Exercise: Take the lines from the top down to and including the one with "const flowTicks = [0.2, 0.3, 0.4];" and repeat them exactly. Omit images.

Material:
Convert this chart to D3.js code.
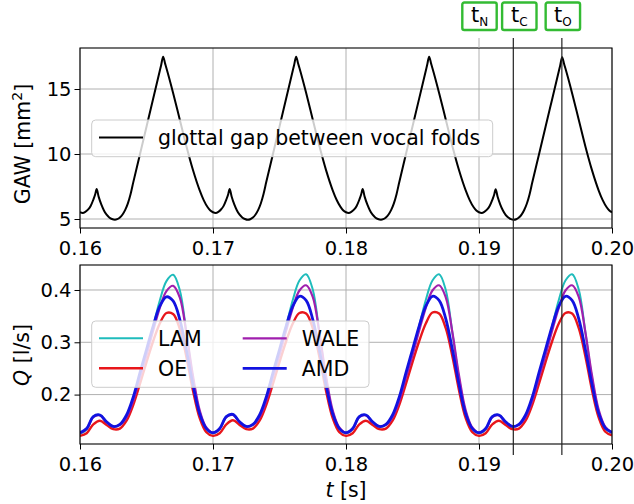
<!DOCTYPE html>
<html>
<head>
<meta charset="utf-8">
<script src="https://cdn.jsdelivr.net/npm/d3@7"></script>
<style>
body{margin:0;background:#fff;}
svg text{font-family:"DejaVu Sans",sans-serif;fill:#000;}
</style>
</head>
<body>
<svg id="chart" width="634" height="504"></svg>
<script>
// ---- data ----
const xTicks = [0.16, 0.17, 0.18, 0.19, 0.20];
const gawTicks = [5, 10, 15];
const flowTicks = [0.2, 0.3, 0.4];

// glottal area waveform, time [s] / area [mm^2]
const gawTime = [
  0.1600,0.1602,0.1604,0.1606,0.1608,0.1610,0.16115,0.16125,0.1614,0.1616,0.1618,0.1620,0.1622,0.1624,0.16263,0.1628,0.1630,0.1632,0.1634,0.1636,0.1638,0.1640,0.1645,0.1650,0.1655,0.1660,0.1661,0.16625,0.1664,0.1665,0.1670,0.1675,0.1680,0.1685,0.1690,0.1693,0.1696,0.1698,
  0.1700,0.1702,0.1704,0.1706,0.1708,0.1710,0.17115,0.17125,0.1714,0.1716,0.1718,0.1720,0.1722,0.1724,0.17263,0.1728,0.1730,0.1732,0.1734,0.1736,0.1738,0.1740,0.1745,0.1750,0.1755,0.1760,0.1761,0.17625,0.1764,0.1765,0.1770,0.1775,0.1780,0.1785,0.1790,0.1793,0.1796,0.1798,
  0.1800,0.1802,0.1804,0.1806,0.1808,0.1810,0.18115,0.18125,0.1814,0.1816,0.1818,0.1820,0.1822,0.1824,0.18263,0.1828,0.1830,0.1832,0.1834,0.1836,0.1838,0.1840,0.1845,0.1850,0.1855,0.1860,0.1861,0.18625,0.1864,0.1865,0.1870,0.1875,0.1880,0.1885,0.1890,0.1893,0.1896,0.1898,
  0.1900,0.1902,0.1904,0.1906,0.1908,0.1910,0.19115,0.19125,0.1914,0.1916,0.1918,0.1920,0.1922,0.1924,0.19263,0.1928,0.1930,0.1932,0.1934,0.1936,0.1938,0.1940,0.1945,0.1950,0.1955,0.1960,0.1961,0.19625,0.1964,0.1965,0.1970,0.1975,0.1980,0.1985,0.1990,0.1993,0.1996,0.1998,
  0.2000
];
const gawArea = [
  5.52,5.47,5.55,5.72,6.00,6.48,6.92,7.30,6.72,6.12,5.66,5.33,5.12,5.00,4.95,4.99,5.12,5.35,5.70,6.20,6.90,7.80,9.95,12.10,14.25,16.40,16.83,17.48,16.95,16.60,14.70,12.65,10.60,8.75,7.20,6.45,5.90,5.65,
  5.52,5.47,5.55,5.73,6.01,6.49,6.93,7.31,6.73,6.12,5.66,5.33,5.12,5.00,4.94,4.98,5.11,5.35,5.70,6.21,6.92,7.82,9.97,12.12,14.27,16.42,16.85,17.49,16.96,16.61,14.71,12.66,10.61,8.76,7.21,6.46,5.91,5.65,
  5.52,5.47,5.55,5.72,6.00,6.48,6.92,7.30,6.72,6.12,5.66,5.33,5.12,5.00,4.95,4.99,5.12,5.35,5.70,6.20,6.91,7.81,9.96,12.11,14.26,16.41,16.84,17.48,16.95,16.60,14.70,12.65,10.60,8.75,7.20,6.45,5.90,5.65,
  5.52,5.47,5.55,5.72,6.00,6.47,6.91,7.29,6.71,6.11,5.65,5.32,5.11,4.99,4.94,4.98,5.11,5.34,5.69,6.19,6.89,7.79,9.93,12.08,14.22,16.36,16.79,17.44,16.92,16.57,14.68,12.63,10.58,8.74,7.19,6.45,5.90,5.65,
  5.52
];

// volume flow through the glottis, one sample every 0.5 ms
const flowTime = [
  0.1600,0.1605,0.1610,0.1615,0.1620,0.1625,0.1630,0.1635,0.1640,0.1645,0.1650,0.1655,0.1660,0.1665,0.1670,0.1675,0.1680,0.1685,0.1690,0.1695,
  0.1700,0.1705,0.1710,0.1715,0.1720,0.1725,0.1730,0.1735,0.1740,0.1745,0.1750,0.1755,0.1760,0.1765,0.1770,0.1775,0.1780,0.1785,0.1790,0.1795,
  0.1800,0.1805,0.1810,0.1815,0.1820,0.1825,0.1830,0.1835,0.1840,0.1845,0.1850,0.1855,0.1860,0.1865,0.1870,0.1875,0.1880,0.1885,0.1890,0.1895,
  0.1900,0.1905,0.1910,0.1915,0.1920,0.1925,0.1930,0.1935,0.1940,0.1945,0.1950,0.1955,0.1960,0.1965,0.1970,0.1975,0.1980,0.1985,0.1990,0.1995,
  0.2000
];
const flowLAM = [
  0.125,0.133,0.158,0.161,0.147,0.139,0.142,0.158,0.190,0.236,0.280,0.330,0.380,0.417,0.429,0.400,0.318,0.230,0.167,0.135,
  0.126,0.134,0.158,0.162,0.147,0.139,0.142,0.158,0.191,0.237,0.281,0.331,0.381,0.418,0.430,0.401,0.318,0.230,0.167,0.135,
  0.126,0.134,0.158,0.161,0.147,0.139,0.142,0.158,0.190,0.236,0.281,0.331,0.381,0.418,0.430,0.400,0.318,0.231,0.167,0.135,
  0.126,0.133,0.158,0.161,0.147,0.139,0.142,0.158,0.190,0.236,0.281,0.331,0.381,0.418,0.430,0.401,0.319,0.231,0.168,0.136,
  0.126
];
const flowOE = [
  0.121,0.126,0.143,0.150,0.142,0.134,0.135,0.150,0.180,0.220,0.262,0.302,0.336,0.356,0.354,0.326,0.272,0.207,0.155,0.128,
  0.121,0.126,0.143,0.151,0.142,0.134,0.135,0.150,0.180,0.220,0.262,0.302,0.336,0.356,0.355,0.327,0.272,0.207,0.155,0.128,
  0.121,0.126,0.143,0.150,0.142,0.134,0.135,0.150,0.180,0.220,0.262,0.302,0.336,0.357,0.355,0.327,0.273,0.208,0.155,0.128,
  0.121,0.126,0.143,0.150,0.142,0.134,0.135,0.150,0.180,0.220,0.262,0.302,0.336,0.356,0.355,0.327,0.273,0.208,0.156,0.129,
  0.122
];
const flowWALE = [
  0.126,0.134,0.157,0.160,0.147,0.139,0.142,0.157,0.188,0.232,0.275,0.322,0.366,0.398,0.408,0.386,0.318,0.235,0.170,0.137,
  0.127,0.134,0.157,0.161,0.147,0.139,0.142,0.157,0.188,0.232,0.275,0.322,0.366,0.399,0.409,0.387,0.318,0.235,0.170,0.137,
  0.127,0.134,0.157,0.160,0.147,0.139,0.142,0.157,0.188,0.232,0.275,0.322,0.366,0.399,0.409,0.386,0.319,0.236,0.170,0.137,
  0.127,0.134,0.157,0.160,0.147,0.139,0.142,0.157,0.188,0.232,0.275,0.322,0.366,0.399,0.409,0.387,0.319,0.236,0.171,0.138,
  0.127
];
const flowAMD = [
  0.127,0.135,0.158,0.161,0.148,0.139,0.143,0.161,0.195,0.241,0.286,0.331,0.369,0.387,0.379,0.344,0.285,0.218,0.163,0.135,
  0.127,0.135,0.158,0.162,0.148,0.139,0.143,0.161,0.195,0.241,0.286,0.331,0.369,0.388,0.380,0.344,0.285,0.218,0.163,0.135,
  0.127,0.135,0.158,0.161,0.148,0.139,0.143,0.161,0.195,0.241,0.286,0.331,0.369,0.388,0.380,0.345,0.286,0.219,0.163,0.135,
  0.127,0.135,0.158,0.161,0.148,0.139,0.143,0.161,0.195,0.241,0.286,0.331,0.369,0.388,0.380,0.345,0.286,0.219,0.164,0.136,
  0.128
];
const seriesNames = ["LAM", "OE", "WALE", "AMD"];
const seriesColors = ["#1fbcbc", "#e8161b", "#a01fae", "#1212e0"];
const seriesWidths = [2, 2.4, 2.2, 2.8];

// instants marked above the plots
const markerTimes = [0.19, 0.19258, 0.19623];
const markerSubs = ["N", "C", "O"];

class GlottisFigure{
  constructor(){
    this.svg = d3.select("#chart");
    this.x = d3.scaleLinear().domain([0.16, 0.20]).range([80, 612]);
    this.tickSize = 19.5;
    this.textSize = 20.5;
  }

  drawPanel(top, bottom, y, yTicks, yFormat, id){
    let self = this;
    let g = this.svg.append("g");
    g.append("clipPath").attr("id", id)
      .append("rect").attr("x", 80).attr("y", top).attr("width", 532).attr("height", bottom - top);

    // grid
    g.selectAll(".vgrid").data(xTicks).enter().append("line")
      .attr("x1", d => self.x(d)).attr("x2", d => self.x(d))
      .attr("y1", top).attr("y2", bottom)
      .attr("stroke", "#b0b0b0").attr("stroke-width", 1);
    g.selectAll(".hgrid").data(yTicks).enter().append("line")
      .attr("x1", 80).attr("x2", 612)
      .attr("y1", d => y(d)).attr("y2", d => y(d))
      .attr("stroke", "#b0b0b0").attr("stroke-width", 1);

    let xAxis = d3.axisBottom(this.x).tickValues(xTicks).tickFormat(d3.format(".2f"))
      .tickSize(5.5).tickPadding(7.5);
    let yAxis = d3.axisLeft(y).tickValues(yTicks).tickFormat(yFormat)
      .tickSize(5.5).tickPadding(3);
    let xg = g.append("g").attr("transform", "translate(0," + bottom + ")").call(xAxis);
    let yg = g.append("g").attr("transform", "translate(80,0)").call(yAxis);
    [xg, yg].forEach(a => {
      a.attr("font-family", null).attr("font-size", null);
      a.select(".domain").remove();
      a.selectAll("line").attr("stroke", "#000").attr("stroke-width", 1);
      a.selectAll("text").style("font-size", self.tickSize + "px").attr("fill", "#000");
    });

    let plot = g.append("g").attr("clip-path", "url(#" + id + ")");
    g.append("rect").attr("class", "frame")
      .attr("x", 80).attr("y", top).attr("width", 532).attr("height", bottom - top)
      .attr("fill", "none").attr("stroke", "#000").attr("stroke-width", 1.1);
    return {g: g, plot: plot};
  }

  legendBox(g, x0, y0, w, h){
    g.append("rect").attr("x", x0).attr("y", y0).attr("width", w).attr("height", h)
      .attr("rx", 4).attr("ry", 4)
      .attr("fill", "#fff").attr("fill-opacity", 0.8)
      .attr("stroke", "#cccccc").attr("stroke-width", 1);
  }

  drawGaw(){
    let y = d3.scaleLinear().domain([4.308, 18.154]).range([228, 48]);
    let p = this.drawPanel(48, 228, y, gawTicks, d3.format("d"), "clipGaw");
    let line = d3.line().x(d => this.x(d[0])).y(d => y(d[1])).curve(d3.curveMonotoneX);
    p.plot.append("path").datum(d3.zip(gawTime, gawArea))
      .attr("d", line).attr("fill", "none").attr("stroke", "#000").attr("stroke-width", 2);

    let lg = p.g.append("g");
    this.legendBox(lg, 91.7, 120, 401, 36.7);
    lg.append("line").attr("x1", 99).attr("x2", 143).attr("y1", 137.5).attr("y2", 137.5)
      .attr("stroke", "#000").attr("stroke-width", 2);
    lg.append("text").attr("x", 158).attr("y", 144.5).style("font-size", this.textSize + "px")
      .text("glottal gap between vocal folds");

    let lab = this.svg.append("text").attr("transform", "translate(29.5,144) rotate(-90)")
      .attr("text-anchor", "middle").style("font-size", this.textSize + "px");
    lab.append("tspan").text("GAW [mm");
    lab.append("tspan").attr("dy", -8).style("font-size", "14px").text("2");
    lab.append("tspan").attr("dy", 8).text("]");
  }

  drawFlow(){
    let y = d3.scaleLinear().domain([0.1055, 0.4478]).range([444, 265]);
    let p = this.drawPanel(265, 444, y, flowTicks, d3.format(".1f"), "clipFlow");
    let line = d3.line().x(d => this.x(d[0])).y(d => y(d[1])).curve(d3.curveCatmullRom.alpha(0.5));
    let allFlows = [flowLAM, flowOE, flowWALE, flowAMD];
    allFlows.forEach((vals, i) => {
      p.plot.append("path").datum(d3.zip(flowTime, vals))
        .attr("d", line).attr("fill", "none")
        .attr("stroke", seriesColors[i]).attr("stroke-width", seriesWidths[i]);
    });

    // legend, two columns filled column by column
    let lg = p.g.append("g");
    this.legendBox(lg, 91.7, 321, 277.3, 66.3);
    let colX = [99, 242.7], rowY = [338.3, 368.3];
    seriesNames.forEach((name, i) => {
      let cx = colX[Math.floor(i / 2)], cy = rowY[i % 2];
      lg.append("line").attr("x1", cx).attr("x2", cx + 44).attr("y1", cy).attr("y2", cy)
        .attr("stroke", seriesColors[i]).attr("stroke-width", seriesWidths[i]);
      lg.append("text").attr("x", cx + 59).attr("y", cy + 7.4).style("font-size", this.textSize + "px")
        .text(name);
    });

    let lab = this.svg.append("text").attr("transform", "translate(29,355) rotate(-90)")
      .attr("text-anchor", "middle").style("font-size", this.textSize + "px");
    lab.append("tspan").style("font-style", "italic").text("Q");
    lab.append("tspan").text(" [l/s]");

    let xl = this.svg.append("text").attr("x", 346).attr("y", 497)
      .attr("text-anchor", "middle").style("font-size", this.textSize + "px");
    xl.append("tspan").style("font-style", "italic").text("t");
    xl.append("tspan").text(" [s]");
  }

  drawMarkers(){
    let self = this;
    let shift = [0.5, 6, 1];
    markerTimes.forEach((t, i) => {
      let mx = self.x(t);
      self.svg.append("line").attr("x1", mx).attr("x2", mx)
        .attr("y1", 38).attr("y2", i == 0 ? 48 : 455)
        .attr("stroke", i == 0 ? "#b0b0b0" : "#222").attr("stroke-width", i == 0 ? 1 : 1.2);
      let bx = mx + shift[i];
      self.svg.append("rect").attr("x", bx - 17.2).attr("y", 2.5).attr("width", 34.4).attr("height", 27.5)
        .attr("rx", 2).attr("fill", "#fff").attr("stroke", "#33bb33").attr("stroke-width", 2.4);
      let tx = self.svg.append("text").attr("x", bx).attr("y", 21.7).attr("text-anchor", "middle")
        .style("font-size", "21px");
      tx.append("tspan").text("t");
      tx.append("tspan").attr("dy", 4.3).style("font-size", "12px").text(markerSubs[i]);
    });
  }
}

let fig = new GlottisFigure();
fig.drawGaw();
fig.drawFlow();
fig.drawMarkers();
</script>
</body>
</html>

Expected output:
Convert this chart to D3.js code.
<!DOCTYPE html>
<html>
<head>
<meta charset="utf-8">
<script src="https://cdn.jsdelivr.net/npm/d3@7"></script>
<style>
body{margin:0;background:#fff;}
svg text{font-family:"DejaVu Sans",sans-serif;fill:#000;}
</style>
</head>
<body>
<svg id="chart" width="634" height="504"></svg>
<script>
// ---- data ----
const xTicks = [0.16, 0.17, 0.18, 0.19, 0.20];
const gawTicks = [5, 10, 15];
const flowTicks = [0.2, 0.3, 0.4];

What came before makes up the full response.